Several coaches went off the tracks when the Jammu Tawi express crashed into a local train near Mukerian town in Punjab state at about noon, they said.
“There was chaos, people were screaming. Someone had broken a leg, others were lying near the derailed coaches with blood running down their heads,” area resident Shyam Babbar told Reuters by phone. “I saw smashed bodies in the damaged coaches. There was a woman and a small child next to her. Both were dead,” he said.
Railway Minister Laloo Prasad Yadav promised strong action against those found responsible for what he called a “brutal murder.”
“Both trains were allowed to move on the same track by two stations despite the station heads having communication links,” Yadav told reporters at the site. “I don’t consider this an accident. I consider this brutal murder.”

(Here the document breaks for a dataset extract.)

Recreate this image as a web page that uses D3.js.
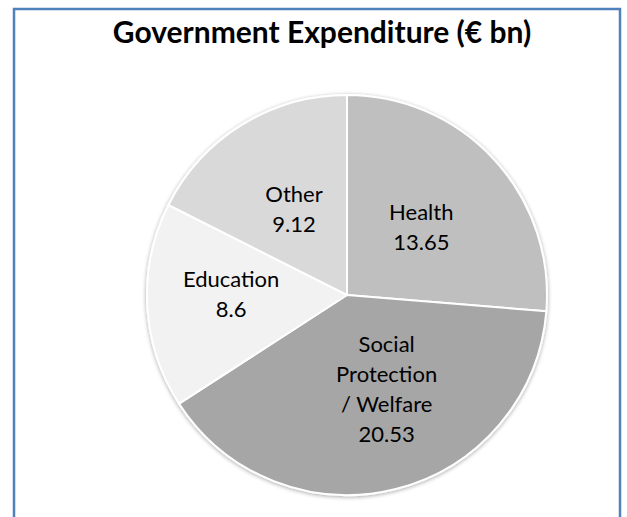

Other officials emphasized, however, that the cause of the latest accident on India’s railways had yet to be determined.
At least five cars were badly damaged and were lying in a heap of mangled metal and wheels, a Reuters photographer at the site said. One car had been split in two. “It sounded like a huge bomb explosion,” a woman on the express train told STAR News TV.
One engine had slid on top of the other and was pointing skywards while some coaches were upside down on the tracks, which run through green paddy fields.
A railway spokesman said rescue work was over and 27 bodies had been recovered. He said 60 people were injured and not 250 as police had reported earlier. “We are now working to restore the track,” he added.
Earlier, villagers worked with their bare hands to remove passengers from the wreckage before rescue teams arrived with metal cutters.
Clothes and luggage were strewn around the site where hundreds of villagers gathered to watch. Television pictures showed several people climbing on top of the twisted carriages, apparently trying to break their way in.
The train was carrying some Hindu pilgrims home from Vaishno Devi, a revered shrine in the mountains of Jammu and Kashmir.